Defying the drizzle on Saturday, June 6, the protest started at the Kit Land Nelson Park gazebo on North Forest Avenue. One by one, speakers demanded an end to systemic racism and police brutality, and honored the black victims who died at law enforcement officers’ hands.
“I know all lives mater, but in a situation where we see black men being killed by police officers, black-on-black crime and all the other, we believe that we should be seen. And I don’t want to hear ‘I don’t see color.’ That simply means you don’t see me if you don’t see my color,” said Hezekiah Bradford, president of the South Apopka Ministerial Alliance during the invocation that opened the event.
After the speakers had their say, protesters marched from Kit Land Nelson Park via Park Avenue to the Apopka Police Department on East Sixth Street. At the parking lot there, people knelt in silence for 8 minutes and 46 seconds honoring George Floyd.
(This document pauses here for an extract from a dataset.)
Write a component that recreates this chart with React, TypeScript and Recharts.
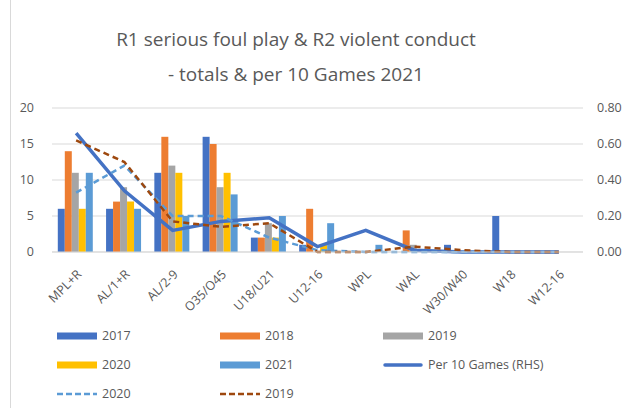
import React from "react";
import {
  ComposedChart,
  Bar,
  Line,
  XAxis,
  YAxis,
  CartesianGrid,
} from "recharts";

const categories = ["MPL+R", "AL/1+R", "AL/2-9", "O35/O45", "U18/U21", "U12-16", "WPL", "WAL", "W30/W40", "W18", "W12-16"];
const totals2017 = [6, 6, 11, 16, 2, 1, 0, 0, 1, 5, 0];
const totals2018 = [14, 7, 16, 15, 2, 6, 0, 3, 0, 0, 0];
const totals2019 = [11, 9, 12, 9, 4, 0, 0, 1, 0, 0, 0];
const totals2020 = [6, 7, 11, 11, 2, 1, 0, 0, 0, 0, 0];
const totals2021 = [11, 6, 5, 8, 5, 4, 1, 0, 0, 0, 0];
const per10Games = [0.66, 0.34, 0.12, 0.17, 0.19, 0.03, 0.12, 0.01, 0, 0, 0];
const per10Games2020 = [0.33, 0.48, 0.2, 0.2, 0.08, 0.01, 0, 0, 0, 0, 0];
const per10Games2019 = [0.62, 0.5, 0.17, 0.14, 0.16, 0, 0, 0.03, 0.01, 0, 0];
const leftTicks = [0, 5, 10, 15, 20];
const rightTicks = [0, 0.2, 0.4, 0.6, 0.8];

const data = categories.map((name, i) => ({
  name,
  y2017: totals2017[i],
  y2018: totals2018[i],
  y2019: totals2019[i],
  y2020: totals2020[i],
  y2021: totals2021[i],
  per10: per10Games[i],
  per10_2020: per10Games2020[i],
  per10_2019: per10Games2019[i],
}));

const FONT = "'Open Sans', sans-serif";
const TEXT = "#595959";

const legendItems = [
  { label: "2017", color: "#4472C4", kind: "bar" },
  { label: "2018", color: "#ED7D31", kind: "bar" },
  { label: "2019", color: "#A5A5A5", kind: "bar" },
  { label: "2020", color: "#FFC000", kind: "bar" },
  { label: "2021", color: "#5B9BD5", kind: "bar" },
  { label: "Per 10 Games (RHS)", color: "#4472C4", kind: "line" },
  { label: "2020", color: "#5B9BD5", kind: "dash" },
  { label: "2019", color: "#9E480E", kind: "dash" },
];

const XTick = (props: any) => {
  const { x, y, payload } = props;
  const ax = x + 3;
  const ay = y + 12;
  return (
    <text
      x={ax}
      y={ay}
      transform={`rotate(-45, ${ax}, ${ay})`}
      textAnchor="end"
      fill={TEXT}
      fontSize={12.5}
      fontFamily={FONT}
      dy="0.35em"
    >
      {payload.value}
    </text>
  );
};

const Swatch = ({ color, kind }: { color: string; kind: string }) => (
  <svg width={40} height={10} style={{ marginRight: 5, flex: "none" }}>
    {kind === "bar" && <rect x={0} y={1.5} width={40} height={7} fill={color} />}
    {kind === "line" && (
      <line x1={2} y1={5} x2={38} y2={5} stroke={color} strokeWidth={3.5} strokeLinecap="round" />
    )}
    {kind === "dash" && (
      <line x1={0} y1={5} x2={40} y2={5} stroke={color} strokeWidth={2.5} strokeDasharray="6 3" />
    )}
  </svg>
);

export default function App() {
  return (
    <div style={{ position: "relative", width: 624, height: 408, background: "#fff", fontFamily: FONT }}>
      <style>{"body{margin:0}"}</style>
      <div style={{ position: "absolute", left: 10, top: 0, width: 1, height: 408, background: "#D9D9D9" }} />
      <div
        style={{
          position: "absolute",
          left: 0,
          top: 22,
          width: 592,
          textAlign: "center",
          color: TEXT,
          fontSize: 19,
          lineHeight: "35px",
        }}
      >
        R1 serious foul play &amp; R2 violent conduct
        <br />- totals &amp; per 10 Games 2021
      </div>

      <ComposedChart
        width={624}
        height={408}
        data={data}
        margin={{ top: 108, right: 0, bottom: 96, left: 0 }}
        barCategoryGap="12%"
        barGap={0}
        style={{ position: "absolute", left: 0, top: 0 }}
      >
        <CartesianGrid vertical={false} stroke="#D9D9D9" yAxisId="left" />
        <XAxis
          dataKey="name"
          height={60}
          interval={0}
          tickLine={false}
          axisLine={{ stroke: "#D9D9D9" }}
          tick={<XTick />}
        />
        <YAxis
          yAxisId="left"
          width={52}
          domain={[0, 20]}
          ticks={leftTicks}
          tickLine={false}
          axisLine={false}
          tick={{ fill: TEXT, fontSize: 12.5, fontFamily: FONT }}
          tickMargin={12}
        />
        <YAxis
          yAxisId="right"
          orientation="right"
          width={41}
          domain={[0, 0.8]}
          ticks={rightTicks}
          tickFormatter={(v: number) => v.toFixed(2)}
          tickLine={false}
          axisLine={false}
          tick={{ fill: TEXT, fontSize: 12.5, fontFamily: FONT }}
          tickMargin={8}
        />
        <Bar yAxisId="left" dataKey="y2017" fill="#4472C4" isAnimationActive={false} />
        <Bar yAxisId="left" dataKey="y2018" fill="#ED7D31" isAnimationActive={false} />
        <Bar yAxisId="left" dataKey="y2019" fill="#A5A5A5" isAnimationActive={false} />
        <Bar yAxisId="left" dataKey="y2020" fill="#FFC000" isAnimationActive={false} />
        <Bar yAxisId="left" dataKey="y2021" fill="#5B9BD5" isAnimationActive={false} />
        <Line
          yAxisId="right"
          dataKey="per10"
          stroke="#4472C4"
          strokeWidth={3.5}
          dot={false}
          isAnimationActive={false}
        />
        <Line
          yAxisId="right"
          dataKey="per10_2020"
          stroke="#5B9BD5"
          strokeWidth={2.5}
          strokeDasharray="6 4"
          dot={false}
          isAnimationActive={false}
        />
        <Line
          yAxisId="right"
          dataKey="per10_2019"
          stroke="#9E480E"
          strokeWidth={2.5}
          strokeDasharray="6 4"
          dot={false}
          isAnimationActive={false}
        />
      </ComposedChart>

      <div
        style={{
          position: "absolute",
          left: 57,
          top: 326,
          display: "grid",
          gridTemplateColumns: "163px 163px 200px",
          rowGap: 10,
          color: TEXT,
          fontSize: 12.5,
        }}
      >
        {legendItems.map((item, i) => (
          <div key={i} style={{ display: "flex", alignItems: "center", height: 19 }}>
            <Swatch color={item.color} kind={item.kind} />
            <span>{item.label}</span>
          </div>
        ))}
      </div>
    </div>
  );
}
He suffered for that exact length of time under the knee of a white police officer while handcuffed and lying face down in Minneapolis, Minn., on May 25, before his death.
Protest organizers, all of whom were Apopka youths, read their list of eight demands for change in police protocol and training to the city’s law enforcement officers while they listened. Those demands include a requirement for recurring de-escalation training and developing a citizen review board on police oversight.
To cap the demonstration, participants walked back to Kit Land Nelson Park via West Orange Trail.
According to Apopka Police Chief Michael McKinley, who did listen to the organizers’ list of demands, many of those requirements are what law enforcement agencies in general have already implemented into their education and protocol including de-escalation training.